L’ADN a parlé, le Grêlé, tueur et violeur de fillettes, est aussi un tueur d’adultes. En 2001, son empreinte génétique a été identifiée sur la scène d’un double meurtre commis quatorze ans plus tôt, au 7 rue Sainte-Croix-de-la-Bretonnerie, dans le IVe arrondissement de Paris (lire l’épisode 4, « Les suppliciés du Marais »). Au bureau 415 de la brigade criminelle, les limiers du groupe Vasquez reprennent donc leurs investigations sur cet assassinat sordide d’une jeune fille au pair allemande, Irmgard Müller, 20 ans, et de son employeur, Gilles P., 38 ans, à la lueur de cette révélation. Un rebondissement incroyable pour Alain Vasquez : « Jamais on n’aurait pu se douter que c’était le même criminel tellement le mode opératoire et le type de victimes ne ressemblaient pas à ceux du Grêlé. » Car l’homme à la mauvaise peau était jusque-là recherché pour assassinat et viols de petites filles par ses collègues du bureau 302 au 36 quai des Orfèvres, à l’étage du dessous.
Boosté par cette découverte inattendue, le groupe Vasquez reprend contact avec tous les suspects de 1987 pour une prise de sang. Ainsi, les vingt-neuf noms d’amants consignés dans le carnet d’adresses d’Irmgard Müller sont retrouvés puis soumis à un prélèvement d’ADN, mais il manque toujours le trentième, non identifié à l’époque. Et c’est un « soulagement » pour les poulets du bureau 415 de s’apercevoir qu’aucun de ces hommes, dédouanés à l’époque à l’issue d’investigations classiques, ne correspond à l’empreinte génétique XY n° 16.17.16.17.7.9.3 du criminel en série. « On a pu vérifier que l’on avait eu raison de mettre hors de cause ces types-là. Ça nous a rassurés et nous a permis de souffler. Car on doute toujours, on a peur de se tromper et qu’un mec soit passé au travers », me confie Alain Vasquez. L’ex-commandant de la crim’ insiste sur les vertus multiples de l’ADN : « On a tendance à voir uniquement le résultat positif, l’identification, mais la disculpation de suspects est tout aussi importante. »

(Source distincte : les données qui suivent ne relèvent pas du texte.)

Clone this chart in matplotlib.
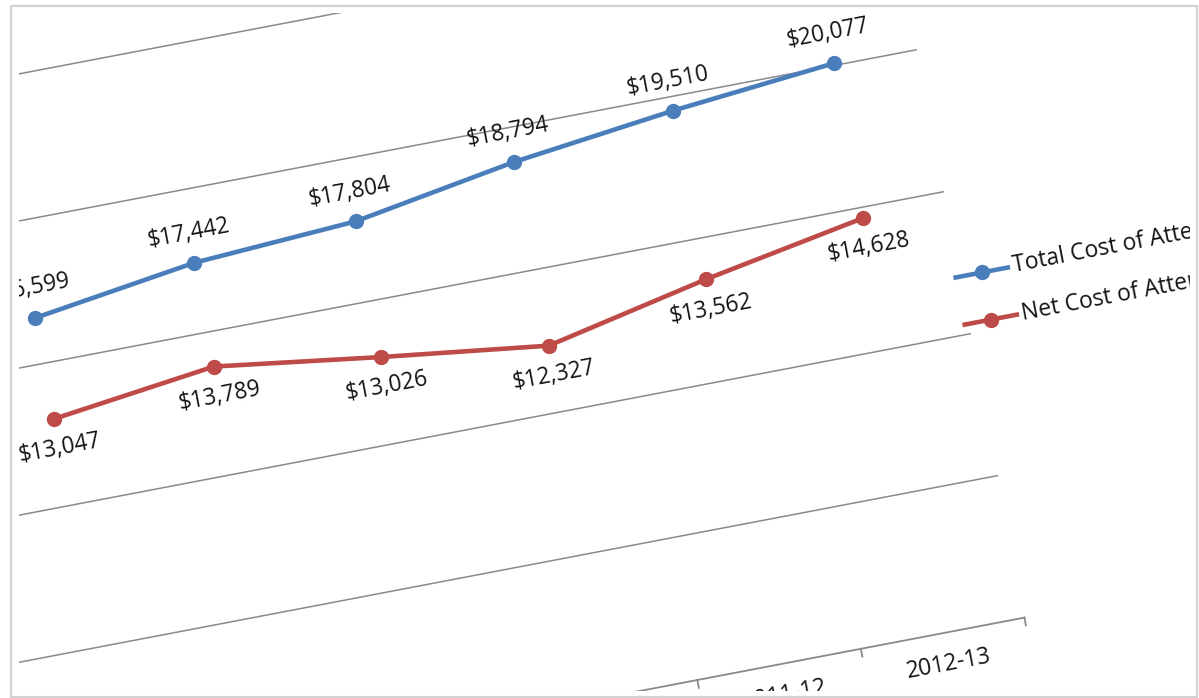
import matplotlib
matplotlib.use("Agg")
import matplotlib.pyplot as plt
from matplotlib.transforms import Affine2D, Bbox
from matplotlib.patches import Rectangle

# ---- data ----
years = ["2007-08", "2008-09", "2009-10", "2010-11", "2011-12", "2012-13"]
total_cost = [16599, 17442, 17804, 18794, 19510, 20077]
net_cost = [13047, 13789, 13026, 12327, 13562, 14628]
series_names = ["Total Cost of Attendance", "Net Cost of Attendance"]
grid_values = [5000, 10000, 15000, 20000, 25000]

BLUE = "#4a7ebb"
RED = "#be4b48"
GRID = "#8a8a8a"
TEXT = "#141414"

W, H = 1199, 698
fig = plt.figure(figsize=(W / 100, H / 100), dpi=100)
ax = fig.add_axes([0, 0, 1, 1])
ax.set_xlim(0, W)
ax.set_ylim(H, 0)
ax.axis("off")

# tilted page: local pixel frame (x along categories, y up along values)
ANGLE = 10.8
CAT_W = 166.5          # px per category
PX_PER_5K = 144.5      # px per $5,000
ORIGIN = (124.9, 789.2)

page = Affine2D().rotate_deg(ANGLE).scale(1, -1).translate(*ORIGIN) + ax.transData
chart = Affine2D().scale(CAT_W, PX_PER_5K / 5000) + page
px_to_val = 5000 / PX_PER_5K

# visible window of the photographed sheet
clip = Bbox.from_extents(19, H - 691, 1190, H - 13)


def clipped(artists):
    for a in artists:
        a.set_clip_on(True)
        a.set_clip_box(clip)
    return artists


n = len(years)
left, right = -0.5, n - 0.5

# gridlines and category axis
for g in grid_values:
    clipped(ax.plot([left, right], [g, g], transform=chart, color=GRID, lw=1.1, zorder=1))
clipped(ax.plot([left, right], [0, 0], transform=chart, color=GRID, lw=1.3, zorder=1))
for k in range(n + 1):
    xb = k - 0.5
    clipped(ax.plot([xb, xb], [0, -8 * px_to_val], transform=chart, color=GRID, lw=1.3, zorder=1))

for i, lab in enumerate(years):
    t = ax.text(i, -31 * px_to_val, lab, transform=chart, rotation=ANGLE,
                rotation_mode="anchor", ha="center", va="center",
                fontsize=16.5, family="Open Sans", color=TEXT)
    clipped([t])

# series
xs = list(range(n))
for vals, col, above in [(total_cost, BLUE, True), (net_cost, RED, False)]:
    clipped(ax.plot(xs, vals, transform=chart, color=col, lw=3.3, marker="o",
                    ms=10, solid_capstyle="round", zorder=3))
    off = (30 if above else -30) * px_to_val
    for i, v in enumerate(vals):
        t = ax.text(i, v + off, f"${v:,}", transform=chart, rotation=ANGLE,
                    rotation_mode="anchor", ha="center", va="center",
                    fontsize=16.3, family="Open Sans", color=TEXT, zorder=4)
        clipped([t])

# legend to the right of the plot area
for name, col, ly in [(series_names[0], BLUE, 347), (series_names[1], RED, 299)]:
    clipped(ax.plot([912, 965], [ly, ly], transform=page, color=col, lw=3.3, zorder=3))
    clipped(ax.plot([938.5], [ly], transform=page, color=col, marker="o", ms=10, zorder=3))
    t = ax.text(970, ly, name, transform=page, rotation=ANGLE, rotation_mode="anchor",
                ha="left", va="center", fontsize=16.5, family="Open Sans", color=TEXT)
    clipped([t])

# thin border around the picture
ax.add_patch(Rectangle((11, 6), 1186, 691, fill=False, edgecolor="#d2d2d2", lw=1.6, zorder=5))

fig.savefig("out.png", dpi=100, facecolor="white")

La science corrobore également en 2001 la première hypothèse policière sur le mobile des crimes du Marais : passionnel et sexuel. Le groupe Vasquez a désormais la preuve que le tueur et le dernier amant d’Irmgard ne font qu’un. Car la même empreinte génétique a été caractérisée à la fois sur le mégot de cigarette ayant servi au meurtrier à brûler ses victimes et sur le bout intérieur du tampon hygiénique de la jeune fille.